4 Kasım 2009 Çarşamba

Deniz

Sağdaki karaltı benim parmağım, ben ordaydım diyen. Gözlerim yetmemiş tanıklığa, gördüğümün içinde ben de olmalıyım der gibi. yeniden...

Oradayım, parmak ile olmasa da, can ile kanla olmasa da; kısmen, ruhen, vücudumdan ayrı. Hala tenime vuruyor dalgaları, o denizin, o kıyının; orada olmadan, parçasıyım bunca güzelliğin, ama gözükmeden, rahatsız etmeden, şimdi burada kendini fazlalık gören kendime ve kendimi.
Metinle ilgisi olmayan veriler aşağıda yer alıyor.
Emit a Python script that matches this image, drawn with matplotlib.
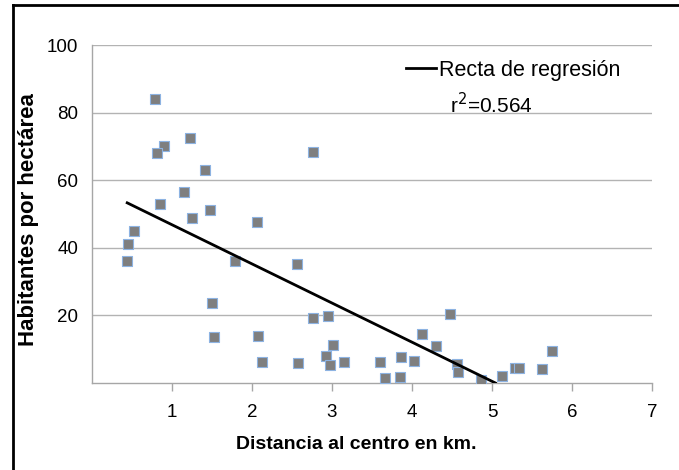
import numpy as np
import matplotlib
matplotlib.use('Agg')
import matplotlib.pyplot as plt
from matplotlib.lines import Line2D

plt.rcParams['font.family'] = ['Liberation Sans', 'DejaVu Sans']

# distancia al centro (km) y habitantes por hectárea
distancia = [0.79, 0.90, 0.81, 1.22, 2.76, 1.41, 1.15, 0.85, 1.48, 1.25,
             2.06, 0.52, 0.45, 0.44, 1.79, 2.56, 1.50, 2.76, 2.95, 1.52,
             2.07, 3.01, 2.92, 2.97, 3.15, 2.12, 2.57, 3.60, 3.66, 3.86,
             3.85, 4.03, 4.12, 4.30, 4.47, 4.56, 4.57, 4.86, 5.13, 5.29,
             5.34, 5.63, 5.75]
habitantes = [84.1, 70.0, 67.9, 72.4, 68.2, 63.1, 56.6, 53.0, 51.2, 48.9,
              47.7, 45.1, 41.0, 36.2, 36.1, 35.2, 23.6, 19.2, 19.8, 13.5,
              13.9, 11.1, 8.0, 5.4, 6.3, 6.2, 5.9, 6.3, 1.4, 7.8,
              1.7, 6.4, 14.6, 10.9, 20.4, 5.7, 3.4, 0.8, 2.1, 4.3,
              4.3, 4.2, 9.5]

# recta de regresión
reg_intercept = 58.4
reg_slope = -11.58
r2_text = 'r$^2$=0.564'

xticks = [1, 2, 3, 4, 5, 6, 7]
yticks = [20, 40, 60, 80, 100]

fig = plt.figure(figsize=(6.79, 4.70), dpi=100, facecolor='white')
ax = fig.add_axes([92 / 679, 1 - 383 / 470, 560 / 679, 338 / 470])

ax.scatter(distancia, habitantes, marker='s', s=62, facecolor='#7f7f7f',
           edgecolor='#8db3e2', linewidth=0.8, zorder=3)

x_end = -reg_intercept / reg_slope
xr = np.array([min(distancia), x_end])
ax.plot(xr, reg_intercept + reg_slope * xr, color='black', linewidth=2,
        zorder=4, label='Recta de regresión')

ax.set_xlim(0, 7)
ax.set_ylim(0, 100)
ax.set_xticks(xticks)
ax.set_yticks(yticks)
ax.tick_params(axis='x', length=6, color='#a6a6a6', width=1, labelsize=13.5, pad=9)
ax.tick_params(axis='y', length=0, labelsize=13.5, pad=10)
ax.yaxis.grid(True, color='#b3b3b3', linewidth=1)
ax.set_axisbelow(True)
for side in ['top', 'right']:
    ax.spines[side].set_visible(False)
for side in ['left', 'bottom']:
    ax.spines[side].set_color('#a6a6a6')
    ax.spines[side].set_linewidth(1)

ax.set_xlabel('Distancia al centro en km.', fontsize=14, fontweight='bold')
ax.xaxis.set_label_coords((356 - 92) / 560, -(436 - 383) / 338)
ax.set_ylabel('Habitantes por hectárea', fontsize=16, fontweight='bold')
ax.yaxis.set_label_coords(-(92 - 39) / 560, (383 - 220) / 338)

leg = ax.legend(loc='upper left', bbox_to_anchor=(0.560, 0.957), frameon=False,
                fontsize=15.5, handlelength=1.4, handletextpad=0.15,
                borderpad=0, borderaxespad=0)
ax.text(0.64, 0.823, r2_text, transform=ax.transAxes, fontsize=15, va='center')

# marco exterior
fig.add_artist(Line2D([13 / 679, 13 / 679], [0, 1 - 5 / 470], color='black', linewidth=2))
fig.add_artist(Line2D([13 / 679, 1], [1 - 5 / 470, 1 - 5 / 470], color='black', linewidth=2))

fig.savefig('out.png', dpi=100)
Bir numara büyük hayallerde değilim, bak hala, ne isteklerim var, ne de büyük büyük hedeflerim, yollarında da yanmıyorum bak hala; sadece huzur ve bu resim, benden biraz daha ama denizden çok çok fazla; bu dinginlik, sıcak ve tuz...

Deniz çocuğuyum ben. Sanki yılların azınlıktaki günlerini o denizlere vermişim, bir yanından girerken, çıkışım da kendimden bırakmışım içine. Bir keresinde, okul başlamadan, annanemlerin yazlığında iken, küçük dayımla son pazarı denizde değerlendirmiştik. Ben okula başlarken yıkanmamıştım, sanki o tuz, o elleri değmiş ten; denizin bana bırakığı şanlı bir madalyaymış gibi. Rahatsız da etmemişti, bir kaç gece dalgaların deplasmanda yaşatıldığı bir yatakta uyumuştum, martı sesleri yoktu tek, o da rüyalarımda idi; konserve.

Şimdi bu kent, denizden az da olsa uzak ya, acıtıyor bazen bu beni. Sanki burada kökleri olmayan bir ağaç gibi kalıyorum, ortasında betonun, yeşili de olmasa tümden işkencem olur; paralı ama rezilliği mecburiyetimde saklı sanki... Özlüyorum, bir Alsancak'ı olmalı bir Çeşme'si, Mudanya'sı yetmiyor gibi...

İçimde kalıyor bütün denizler, böylece, içime vuruyor dalgaları.